■ GIVEN INSTRUCTION ■
Gather from the listing below each line that includes the word "source", and copy it.

■ RECORD EXTRACTS ■
--- START ---
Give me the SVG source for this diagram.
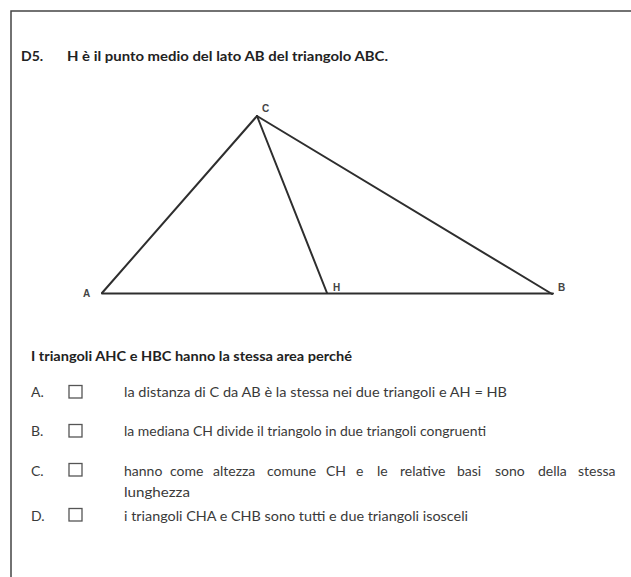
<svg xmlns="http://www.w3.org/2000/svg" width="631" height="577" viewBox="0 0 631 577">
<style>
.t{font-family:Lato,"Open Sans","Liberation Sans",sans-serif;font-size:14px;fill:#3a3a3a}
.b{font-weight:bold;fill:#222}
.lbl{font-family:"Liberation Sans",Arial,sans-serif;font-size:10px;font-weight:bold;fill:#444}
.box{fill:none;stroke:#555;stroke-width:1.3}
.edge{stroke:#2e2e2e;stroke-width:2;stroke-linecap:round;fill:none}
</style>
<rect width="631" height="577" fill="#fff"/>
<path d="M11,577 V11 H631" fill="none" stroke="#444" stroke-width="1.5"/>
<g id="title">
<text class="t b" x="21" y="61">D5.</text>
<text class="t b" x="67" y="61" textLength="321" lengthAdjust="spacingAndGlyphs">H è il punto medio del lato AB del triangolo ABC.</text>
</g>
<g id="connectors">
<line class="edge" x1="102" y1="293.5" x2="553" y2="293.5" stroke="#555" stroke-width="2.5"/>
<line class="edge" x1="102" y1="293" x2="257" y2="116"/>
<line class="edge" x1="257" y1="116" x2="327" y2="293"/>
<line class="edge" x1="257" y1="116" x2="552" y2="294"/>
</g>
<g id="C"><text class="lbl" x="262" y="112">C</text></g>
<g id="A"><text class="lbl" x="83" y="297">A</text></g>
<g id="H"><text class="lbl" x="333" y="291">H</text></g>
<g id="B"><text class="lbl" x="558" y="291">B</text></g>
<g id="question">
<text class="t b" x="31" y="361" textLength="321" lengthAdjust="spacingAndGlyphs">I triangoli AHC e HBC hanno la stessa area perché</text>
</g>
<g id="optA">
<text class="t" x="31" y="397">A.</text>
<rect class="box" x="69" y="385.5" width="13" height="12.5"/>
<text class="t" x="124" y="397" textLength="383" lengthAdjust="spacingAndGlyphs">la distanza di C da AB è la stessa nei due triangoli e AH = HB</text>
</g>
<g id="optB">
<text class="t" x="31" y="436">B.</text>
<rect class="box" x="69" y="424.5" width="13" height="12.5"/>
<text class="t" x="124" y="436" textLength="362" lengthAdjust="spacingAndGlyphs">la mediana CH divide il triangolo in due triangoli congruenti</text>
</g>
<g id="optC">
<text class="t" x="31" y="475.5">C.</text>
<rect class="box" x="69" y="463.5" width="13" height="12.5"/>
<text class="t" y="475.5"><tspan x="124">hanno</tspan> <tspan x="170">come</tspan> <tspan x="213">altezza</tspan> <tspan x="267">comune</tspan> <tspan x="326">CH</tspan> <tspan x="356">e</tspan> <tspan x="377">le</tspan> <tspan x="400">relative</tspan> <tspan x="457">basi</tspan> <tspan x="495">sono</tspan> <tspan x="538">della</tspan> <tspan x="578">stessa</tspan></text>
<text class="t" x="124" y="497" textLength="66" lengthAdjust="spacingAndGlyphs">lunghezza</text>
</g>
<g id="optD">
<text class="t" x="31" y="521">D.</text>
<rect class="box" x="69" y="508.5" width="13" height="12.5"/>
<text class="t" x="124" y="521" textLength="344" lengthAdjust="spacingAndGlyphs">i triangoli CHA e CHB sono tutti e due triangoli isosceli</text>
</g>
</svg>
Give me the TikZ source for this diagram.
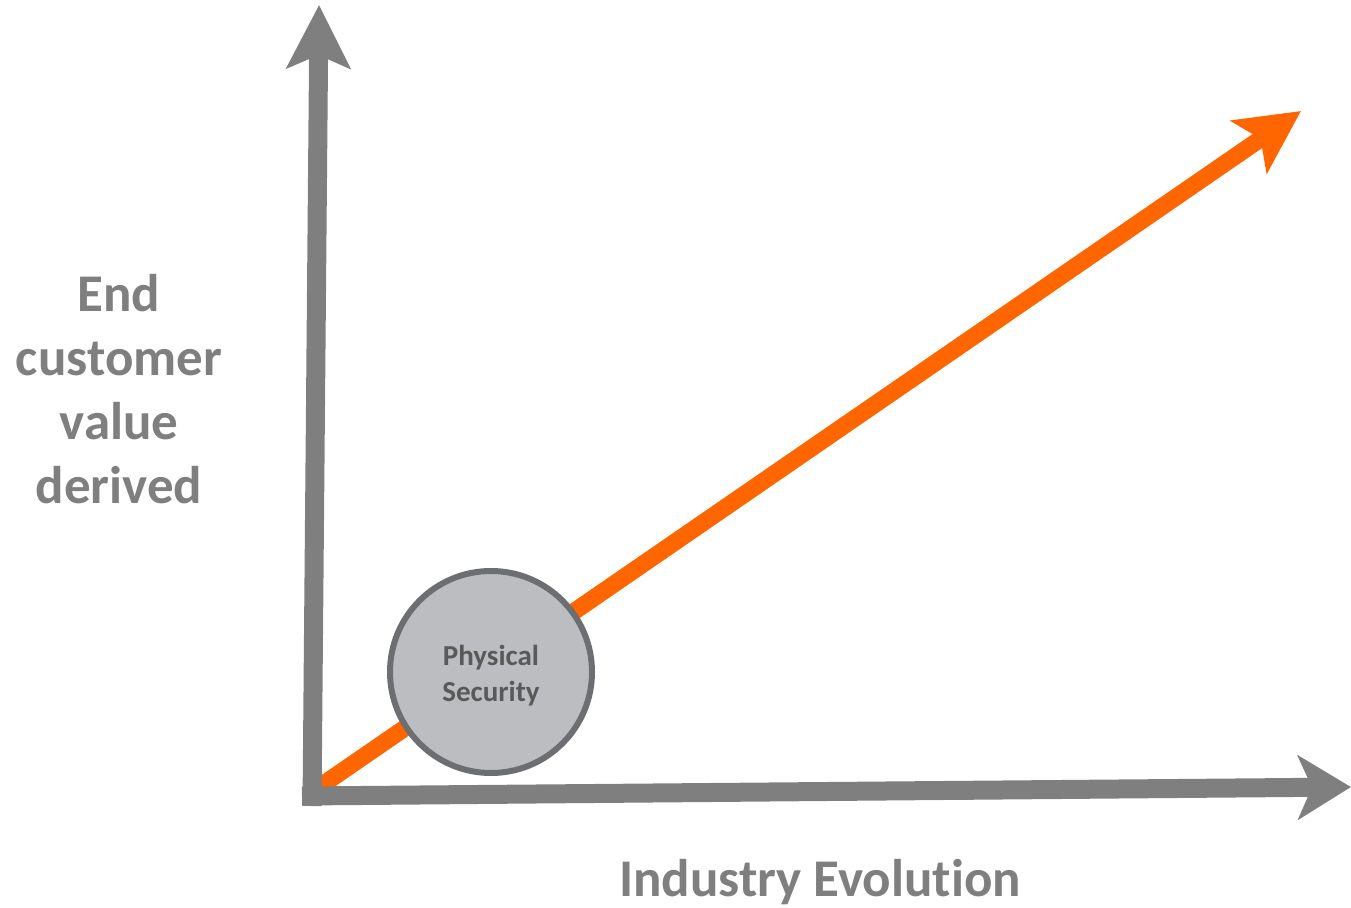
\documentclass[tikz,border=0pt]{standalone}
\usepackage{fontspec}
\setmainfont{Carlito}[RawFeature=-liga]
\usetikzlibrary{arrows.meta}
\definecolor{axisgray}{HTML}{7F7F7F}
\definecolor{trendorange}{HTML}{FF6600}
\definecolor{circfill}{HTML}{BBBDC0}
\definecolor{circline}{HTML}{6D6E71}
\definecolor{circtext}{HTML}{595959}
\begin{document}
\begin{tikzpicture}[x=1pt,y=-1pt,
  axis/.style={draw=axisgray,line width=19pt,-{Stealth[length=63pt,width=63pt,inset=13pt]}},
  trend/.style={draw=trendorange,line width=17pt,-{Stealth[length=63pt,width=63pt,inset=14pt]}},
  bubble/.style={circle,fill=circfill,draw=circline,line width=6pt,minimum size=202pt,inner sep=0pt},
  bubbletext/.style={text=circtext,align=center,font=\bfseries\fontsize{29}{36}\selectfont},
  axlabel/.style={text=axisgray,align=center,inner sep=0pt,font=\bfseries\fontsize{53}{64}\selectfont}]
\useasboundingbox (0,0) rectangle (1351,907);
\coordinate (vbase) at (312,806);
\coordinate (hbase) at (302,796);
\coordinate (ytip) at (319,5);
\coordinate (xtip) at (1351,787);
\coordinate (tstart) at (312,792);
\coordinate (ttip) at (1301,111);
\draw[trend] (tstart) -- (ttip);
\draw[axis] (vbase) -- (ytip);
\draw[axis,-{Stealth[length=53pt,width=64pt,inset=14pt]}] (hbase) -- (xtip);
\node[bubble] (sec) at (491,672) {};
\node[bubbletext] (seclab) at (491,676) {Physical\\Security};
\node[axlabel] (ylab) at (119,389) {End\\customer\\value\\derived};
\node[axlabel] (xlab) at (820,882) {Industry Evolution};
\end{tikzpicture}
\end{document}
--- END ---
■ TASK OUTPUT ■
Give me the SVG source for this diagram.
Give me the TikZ source for this diagram.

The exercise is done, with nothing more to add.